Despite fitting in stylistically with all the recent Iron Man figures, none of the parts are shared - the sculpt is just too different. Like, all those have hinged abs and a swivel waist; this one has a balljointed chest. Other than that ther's a balljointed head, hinge at the top of the neck, balljoint at the bottom of the neck, swivel/hinge shoulders, swivel biceps, double-hinged elbows, swivel/hinge wrists, balljointed hips, swivel thighs, double-hinged knees, swivel boots, and swivel/hinge ankles.

Because there are no pads on the back of the hands, the "repulsor blast" hands are free to move rather than being solid. There are holes in the palms where you can plug in the translucent yellow blast effects, or also in the feet. Plus there are two fully translucent versions of that dust swirl Hasbro has started giving all their Iron Men recently. It still doesn't make any sense. There's no Controller Build-A-Figure piece included, just closed fists if you want Iron Man to punch.
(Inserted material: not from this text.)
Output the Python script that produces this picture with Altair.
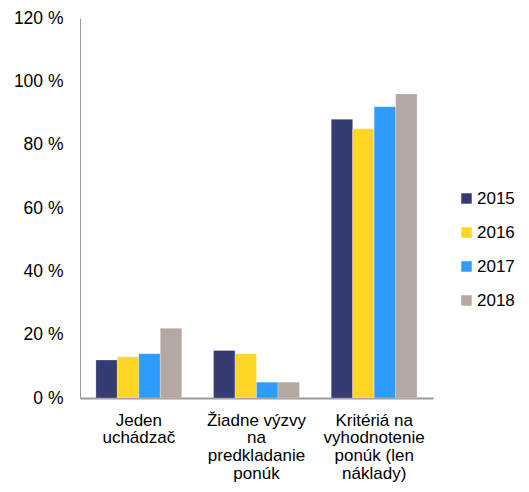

The Model 70 Armor is the second time Alex Ross has designed a potential Iron Man suit and had it turned down, only to later have it used by a different artist (the other being the Model 16). That's not a lot, but it's weird it's happened twice. I wasn't really planning to get this figure, since it doesn't have a BAF part, but the toy is better than I was expecting. If nothing else, it's going to look really nice in my Hall of Armor.